Actually you only need 21. Many CPUs use 32-bit registers natively, and most languages have a 32-bit integer type.

If you study the UTF-16 and UTF-8 encodings, you’ll find that their algorithms encode a maximum of a 21-bit code point using two 16-bit code units and four 8-bit code units, respectively.

Mark Tolonen
  • 166,664
  • 26
  • 169
  • 251
1

Because it is the standard way. Python uses different "internal encoding", depending the content of the string: ASCII/ISO, UTF-16, UTF-32. UTF-32 is a common used representation (usually just intern to programs) to represent Unicode code point. So Python, instead of reinventing an other encoding (e.g. a UTF-22), it just uses UTF-32 representation. It is also easier for the different interfaces.
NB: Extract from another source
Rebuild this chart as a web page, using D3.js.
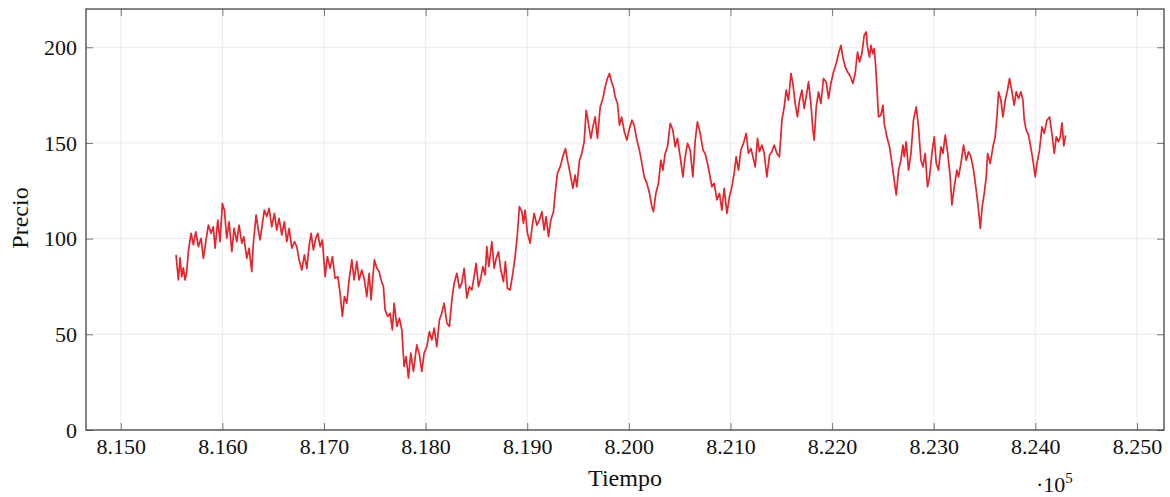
<!DOCTYPE html>
<html>
<head>
<meta charset="utf-8">
<script src="https://cdn.jsdelivr.net/npm/d3@7"></script>
<style>
  body { margin: 0; background: #fff; }
  text { font-family: "Liberation Serif", "DejaVu Serif", serif; fill: #111; }
</style>
</head>
<body>
<div id="canvas"></div>
<script>
// tiempo (x) y precio (y)
const tiempo = [
  815544, 815567, 815584, 815600, 815616, 815633, 815650, 815665, 815692, 815715,
  815738, 815764, 815790, 815813, 815837, 815862, 815889, 815911, 815928, 815955,
  815977, 816000, 816020, 816043, 816066, 816093, 816115, 816142, 816164, 816191,
  816211, 816240, 816263, 816289, 816305, 816332, 816354, 816371, 816394, 816413,
  816437, 816460, 816486, 816512, 816535, 816558, 816585, 816610, 816634, 816657,
  816683, 816709, 816732, 816755, 816782, 816807, 816831, 816853, 816873, 816896,
  816919, 816939, 816962, 816984, 817011, 817033, 817060, 817083, 817109, 817136,
  817158, 817181, 817201, 817224, 817247, 817274, 817296, 817323, 817345, 817372,
  817398, 817421, 817444, 817464, 817476, 817496, 817520, 817542, 817562, 817585,
  817601, 817628, 817651, 817673, 817690, 817717, 817742, 817766, 817788, 817808,
  817831, 817854, 817880, 817913, 817939, 817963, 817985, 818012, 818037, 818061,
  818084, 818110, 818136, 818159, 818182, 818209, 818234, 818258, 818281, 818307,
  818333, 818356, 818379, 818406, 818431, 818455, 818477, 818497, 818520, 818543,
  818563, 818586, 818602, 818622, 818652, 818674, 818694, 818717, 818740, 818766,
  818785, 818805, 818832, 818858, 818881, 818904, 818923, 818947, 818963, 818979,
  819002, 819029, 819048, 819068, 819095, 819120, 819144, 819166, 819186, 819209,
  819232, 819258, 819275, 819297, 819324, 819350, 819376, 819396, 819422, 819449,
  819471, 819488, 819514, 819537, 819560, 819580, 819602, 819626, 819646, 819668,
  819691, 819718, 819744, 819767, 819789, 819809, 819829, 819848, 819865, 819888,
  819908, 819929, 819955, 819980, 820006, 820030, 820052, 820079, 820104, 820128,
  820151, 820177, 820203, 820226, 820242, 820266, 820291, 820315, 820335, 820357,
  820380, 820407, 820433, 820456, 820478, 820505, 820532, 820554, 820577, 820603,
  820630, 820653, 820675, 820702, 820731, 820751, 820774, 820793, 820817, 820840,
  820866, 820892, 820915, 820938, 820965, 820990, 821014, 821036, 821056, 821079,
  821102, 821128, 821155, 821177, 821201, 821221, 821243, 821266, 821285, 821309,
  821332, 821358, 821384, 821407, 821430, 821457, 821482, 821506, 821529, 821548,
  821571, 821595, 821614, 821637, 821659, 821679, 821703, 821725, 821745, 821768,
  821791, 821811, 821824, 821844, 821866, 821890, 821915, 821942, 821965, 821988,
  822014, 822040, 822063, 822087, 822106, 822129, 822152, 822178, 822205, 822227,
  822250, 822270, 822293, 822316, 822336, 822348, 822368, 822382, 822402, 822414,
  822427, 822441, 822457, 822480, 822500, 822513, 822539, 822565, 822589, 822611,
  822631, 822654, 822677, 822697, 822710, 822729, 822752, 822776, 822801, 822828,
  822850, 822874, 822894, 822916, 822939, 822959, 822982, 823005, 823025, 823047,
  823071, 823091, 823113, 823136, 823162, 823179, 823202, 823228, 823244, 823268,
  823293, 823320, 823343, 823366, 823392, 823418, 823441, 823458, 823477, 823497,
  823517, 823530, 823556, 823583, 823605, 823622, 823638, 823661, 823681, 823704,
  823726, 823746, 823770, 823792, 823812, 823835, 823858, 823878, 823891, 823910,
  823933, 823957, 823976, 823999, 824016, 824041, 824065, 824088, 824114, 824140,
  824163, 824186, 824206, 824228, 824245, 824262, 824280, 824298
];

const precio = [
  91.5, 78.4, 89.9, 80.1, 84.7, 78.4, 82.8, 93.2, 102.8, 96.7,
  103.6, 95.8, 100.2, 89.7, 98.4, 107.1, 102.8, 106.2, 95.0, 109.7,
  98.4, 118.4, 114.9, 100.2, 108.8, 93.2, 105.4, 98.4, 107.1, 97.6,
  101.0, 89.7, 95.0, 82.8, 97.6, 112.3, 104.5, 99.3, 108.0, 114.9,
  111.5, 115.8, 106.2, 113.2, 104.5, 110.6, 101.9, 108.8, 98.4, 105.4,
  95.0, 98.4, 95.8, 88.9, 83.6, 91.5, 84.5, 95.8, 102.8, 94.1,
  100.2, 102.8, 95.8, 99.3, 80.1, 90.6, 84.5, 90.6, 79.3, 80.1,
  71.5, 59.3, 69.7, 66.3, 78.4, 88.9, 78.4, 88.0, 78.4, 83.6,
  78.4, 69.7, 81.9, 68.0, 76.7, 88.9, 84.5, 82.8, 78.4, 74.9,
  62.8, 59.3, 61.0, 52.3, 66.3, 54.1, 58.4, 52.3, 33.2, 38.4,
  27.1, 40.2, 30.6, 44.5, 39.3, 30.6, 40.2, 43.6, 51.4, 47.1,
  53.2, 43.6, 57.6, 61.0, 66.3, 55.8, 54.1, 68.0, 76.7, 81.9,
  74.1, 76.7, 84.5, 68.9, 74.9, 73.2, 80.1, 87.1, 74.9, 79.3,
  85.4, 81.0, 95.8, 85.4, 98.4, 84.5, 89.7, 93.2, 83.6, 77.5,
  88.0, 74.1, 73.2, 81.9, 90.6, 102.8, 116.7, 114.1, 108.0, 114.9,
  102.8, 97.6, 106.2, 113.2, 107.1, 109.7, 114.1, 104.5, 111.5, 101.0,
  109.7, 114.1, 123.7, 134.1, 137.5, 142.8, 147.1, 141.0, 134.1, 126.3,
  133.2, 127.1, 141.0, 144.5, 150.6, 167.1, 160.2, 152.4, 158.4, 163.6,
  152.4, 168.8, 173.2, 179.3, 183.7, 186.3, 181.9, 179.3, 174.1, 170.6,
  159.3, 163.5, 156.0, 151.5, 157.6, 161.9, 159.3, 151.5, 146.3, 139.3,
  132.3, 128.9, 123.7, 116.7, 114.1, 123.7, 128.9, 141.0, 135.8, 144.5,
  148.0, 160.2, 156.7, 148.0, 152.4, 142.8, 132.3, 142.8, 149.8, 146.3,
  132.3, 151.5, 161.0, 155.0, 146.0, 144.5, 139.3, 134.1, 127.1, 128.9,
  120.2, 123.7, 114.9, 126.3, 113.2, 121.9, 127.1, 134.1, 142.8, 135.8,
  146.3, 149.8, 155.0, 144.5, 147.1, 142.8, 137.5, 152.4, 145.4, 148.9,
  144.5, 132.3, 143.6, 145.4, 148.9, 144.5, 142.8, 161.9, 168.8, 177.6,
  172.3, 186.3, 181.1, 170.6, 163.6, 172.3, 177.6, 168.0, 174.1, 181.9,
  170.6, 156.7, 151.5, 168.8, 176.7, 170.6, 183.7, 181.9, 173.2, 181.1,
  187.1, 191.5, 196.7, 201.0, 194.9, 189.7, 187.1, 185.0, 181.1, 186.3,
  197.5, 192.3, 196.7, 206.3, 208.0, 200.2, 194.9, 201.0, 196.7, 199.3,
  191.5, 179.3, 163.6, 164.5, 169.7, 160.2, 153.2, 148.0, 139.3, 130.6,
  122.8, 135.8, 141.0, 148.9, 142.8, 150.6, 135.8, 144.5, 161.9, 168.8,
  158.4, 141.0, 137.5, 144.5, 127.1, 132.3, 144.5, 153.2, 139.3, 135.8,
  148.0, 144.5, 154.1, 145.4, 132.3, 117.6, 127.1, 135.8, 132.3, 139.3,
  148.9, 141.0, 145.4, 142.8, 135.8, 125.4, 114.9, 105.4, 116.7, 123.7,
  132.3, 144.5, 139.3, 148.0, 153.2, 163.6, 176.7, 172.3, 163.6, 172.3,
  177.6, 183.7, 176.7, 169.7, 176.7, 173.2, 176.7, 172.3, 161.9, 156.7,
  154.1, 147.1, 141.0, 132.3, 139.3, 146.3, 158.4, 155.0, 161.9, 163.6,
  155.0, 144.5, 153.2, 150.6, 153.2, 160.5, 148.5, 154.0
];

const x_ticks = [815000, 816000, 817000, 818000, 819000, 820000, 821000, 822000, 823000, 824000, 825000];
const y_ticks = [0, 50, 100, 150, 200];

const data = tiempo.map((t, i) => ({ t: t, p: precio[i] }));

const width = 1170;
const height = 497;
const margin = { top: 9, right: 6, bottom: 67, left: 86 };
const inner_w = width - margin.left - margin.right;
const inner_h = height - margin.top - margin.bottom;

const svg = d3.select('#canvas')
    .append('svg')
    .attr('width', width)
    .attr('height', height);

const g = svg.append('g')
    .attr('transform', `translate(${margin.left},${margin.top})`);

const x = d3.scaleLinear()
    .domain([814658, 825266])
    .range([0, inner_w]);

const y = d3.scaleLinear()
    .domain([0, 220])
    .range([inner_h, 0]);

// grid
g.append('g')
    .selectAll('line')
    .data(x_ticks)
    .enter()
    .append('line')
    .attr('x1', d => x(d)).attr('x2', d => x(d))
    .attr('y1', 0).attr('y2', inner_h)
    .attr('stroke', '#ebebeb')
    .attr('stroke-width', 1);

g.append('g')
    .selectAll('line')
    .data(y_ticks)
    .enter()
    .append('line')
    .attr('x1', 0).attr('x2', inner_w)
    .attr('y1', d => y(d)).attr('y2', d => y(d))
    .attr('stroke', '#ebebeb')
    .attr('stroke-width', 1);

// axes (ticks inward, pgfplots style)
const fmt = d => (d / 1e5).toFixed(3);

const x_axis = g.append('g')
    .attr('transform', `translate(0,${inner_h})`)
    .call(d3.axisBottom(x).tickValues(x_ticks).tickSize(-7).tickPadding(8).tickFormat(fmt));

const x_axis_top = g.append('g')
    .call(d3.axisTop(x).tickValues(x_ticks).tickSize(-7).tickFormat(''));

const y_axis = g.append('g')
    .call(d3.axisLeft(y).tickValues(y_ticks).tickSize(-7).tickPadding(9));

const y_axis_right = g.append('g')
    .attr('transform', `translate(${inner_w},0)`)
    .call(d3.axisRight(y).tickValues(y_ticks).tickSize(-7).tickFormat(''));

[x_axis, x_axis_top, y_axis, y_axis_right].forEach(a => {
    a.select('.domain').remove();
    a.selectAll('.tick line').attr('stroke', '#777').attr('stroke-width', 1);
    a.selectAll('.tick text')
        .attr('font-family', '"Liberation Serif", serif')
        .attr('font-size', 22)
        .attr('fill', '#111');
});

// frame
g.append('rect')
    .attr('x', 0).attr('y', 0)
    .attr('width', inner_w).attr('height', inner_h)
    .attr('fill', 'none')
    .attr('stroke', '#444')
    .attr('stroke-width', 1.3);

// line
const line = d3.line()
    .x(d => x(d.t))
    .y(d => y(d.p));

g.append('path')
    .datum(data)
    .attr('d', line)
    .attr('fill', 'none')
    .attr('stroke', '#e8232a')
    .attr('stroke-width', 1.7)
    .attr('stroke-linejoin', 'round');

// labels
svg.append('text')
    .attr('x', margin.left + inner_w / 2)
    .attr('y', 486)
    .attr('text-anchor', 'middle')
    .attr('font-size', 24)
    .text('Tiempo');

svg.append('text')
    .attr('transform', 'translate(28,218) rotate(-90)')
    .attr('text-anchor', 'middle')
    .attr('font-size', 24)
    .text('Precio');

const exp = svg.append('text')
    .attr('x', 1036)
    .attr('y', 492)
    .attr('font-size', 22);
exp.append('tspan').text('·10');
exp.append('tspan').attr('dy', -9).attr('font-size', 15).text('5');
</script>
</body>
</html>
Not so efficient on space, but much more on string operations.

Note: Python uses (in seldom cases) also surrogate range to encode "wrong" bytes. So you need more than 10FFFF code points.

Note: Also colour encoding had a similar encoding: 8bit * 3 channels = 24bit, but often represented with 32 integers (but this also for other reasons: just a write, instead of 2 read + 2 write on bus). 32 bits is much more easier and fast to handle.

Giacomo Catenazzi
  • 8,519
  • 2
  • 24
  • 32